**What to produce**.
Transcribe the material word for word, but without the images.

*** Dataset extract ***

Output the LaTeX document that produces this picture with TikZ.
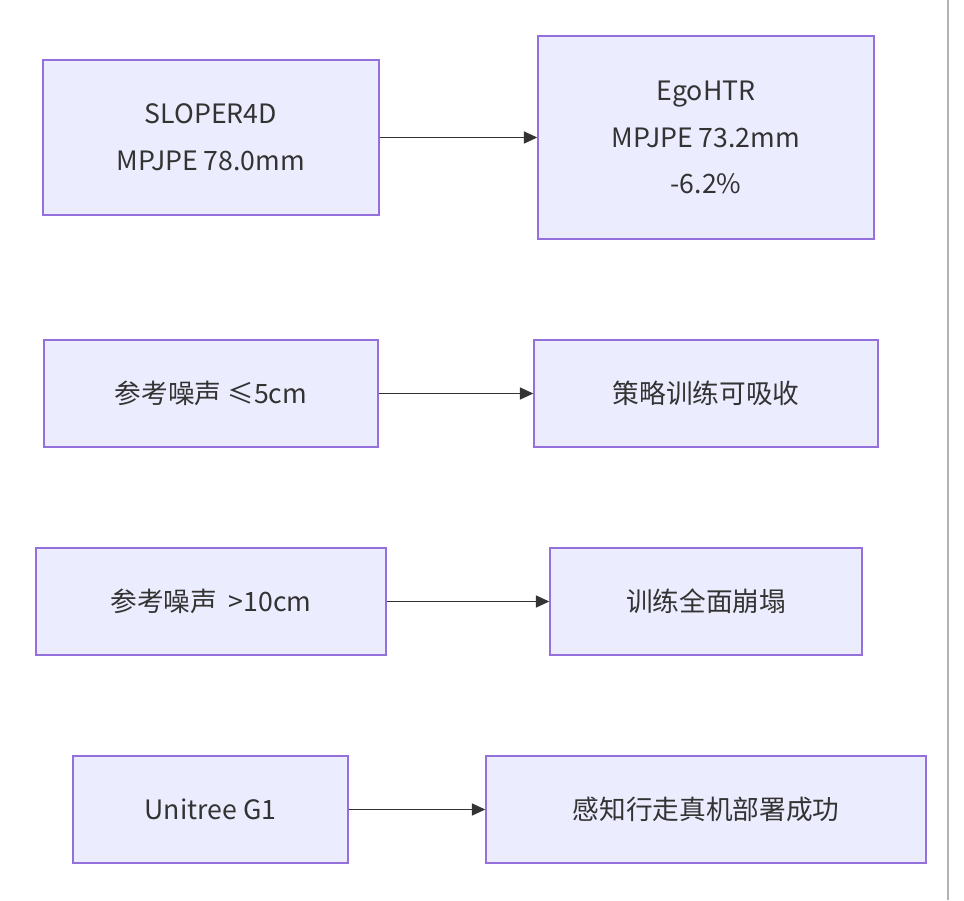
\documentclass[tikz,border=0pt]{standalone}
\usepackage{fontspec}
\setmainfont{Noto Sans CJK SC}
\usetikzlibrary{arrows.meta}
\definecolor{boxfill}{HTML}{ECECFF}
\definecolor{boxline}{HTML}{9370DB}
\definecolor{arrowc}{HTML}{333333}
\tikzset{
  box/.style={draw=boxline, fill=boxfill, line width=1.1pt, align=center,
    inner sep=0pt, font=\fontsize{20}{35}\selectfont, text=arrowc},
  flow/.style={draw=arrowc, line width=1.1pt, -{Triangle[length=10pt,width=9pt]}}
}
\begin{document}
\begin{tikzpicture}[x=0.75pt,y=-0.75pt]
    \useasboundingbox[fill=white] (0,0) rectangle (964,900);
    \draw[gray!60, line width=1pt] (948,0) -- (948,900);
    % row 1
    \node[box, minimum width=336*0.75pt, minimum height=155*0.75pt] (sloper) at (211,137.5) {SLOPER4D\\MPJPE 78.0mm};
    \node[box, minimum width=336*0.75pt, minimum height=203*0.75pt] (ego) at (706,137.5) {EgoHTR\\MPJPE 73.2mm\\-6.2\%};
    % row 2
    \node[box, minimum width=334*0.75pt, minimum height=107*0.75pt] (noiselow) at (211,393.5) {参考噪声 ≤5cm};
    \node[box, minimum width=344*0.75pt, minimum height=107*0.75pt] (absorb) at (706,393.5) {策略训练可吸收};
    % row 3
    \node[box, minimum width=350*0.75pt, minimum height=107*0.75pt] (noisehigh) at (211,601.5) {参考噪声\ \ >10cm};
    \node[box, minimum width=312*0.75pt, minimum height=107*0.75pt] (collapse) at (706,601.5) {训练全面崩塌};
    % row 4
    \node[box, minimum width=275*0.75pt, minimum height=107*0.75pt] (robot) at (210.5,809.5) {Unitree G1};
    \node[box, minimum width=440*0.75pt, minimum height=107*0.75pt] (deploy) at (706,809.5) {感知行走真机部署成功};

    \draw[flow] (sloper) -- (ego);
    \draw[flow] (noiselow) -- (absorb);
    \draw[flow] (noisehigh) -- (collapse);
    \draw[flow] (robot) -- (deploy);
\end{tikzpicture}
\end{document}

***

**Exercise solution**.
Output the LaTeX document that produces this picture with TikZ.
\documentclass[tikz,border=0pt]{standalone}
\usepackage{fontspec}
\setmainfont{Noto Sans CJK SC}
\usetikzlibrary{arrows.meta}
\definecolor{boxfill}{HTML}{ECECFF}
\definecolor{boxline}{HTML}{9370DB}
\definecolor{arrowc}{HTML}{333333}
\tikzset{
  box/.style={draw=boxline, fill=boxfill, line width=1.1pt, align=center,
    inner sep=0pt, font=\fontsize{20}{35}\selectfont, text=arrowc},
  flow/.style={draw=arrowc, line width=1.1pt, -{Triangle[length=10pt,width=9pt]}}
}
\begin{document}
\begin{tikzpicture}[x=0.75pt,y=-0.75pt]
    \useasboundingbox[fill=white] (0,0) rectangle (964,900);
    \draw[gray!60, line width=1pt] (948,0) -- (948,900);
    % row 1
    \node[box, minimum width=336*0.75pt, minimum height=155*0.75pt] (sloper) at (211,137.5) {SLOPER4D\\MPJPE 78.0mm};
    \node[box, minimum width=336*0.75pt, minimum height=203*0.75pt] (ego) at (706,137.5) {EgoHTR\\MPJPE 73.2mm\\-6.2\%};
    % row 2
    \node[box, minimum width=334*0.75pt, minimum height=107*0.75pt] (noiselow) at (211,393.5) {参考噪声 ≤5cm};
    \node[box, minimum width=344*0.75pt, minimum height=107*0.75pt] (absorb) at (706,393.5) {策略训练可吸收};
    % row 3
    \node[box, minimum width=350*0.75pt, minimum height=107*0.75pt] (noisehigh) at (211,601.5) {参考噪声\ \ >10cm};
    \node[box, minimum width=312*0.75pt, minimum height=107*0.75pt] (collapse) at (706,601.5) {训练全面崩塌};
    % row 4
    \node[box, minimum width=275*0.75pt, minimum height=107*0.75pt] (robot) at (210.5,809.5) {Unitree G1};
    \node[box, minimum width=440*0.75pt, minimum height=107*0.75pt] (deploy) at (706,809.5) {感知行走真机部署成功};

    \draw[flow] (sloper) -- (ego);
    \draw[flow] (noiselow) -- (absorb);
    \draw[flow] (noisehigh) -- (collapse);
    \draw[flow] (robot) -- (deploy);
\end{tikzpicture}
\end{document}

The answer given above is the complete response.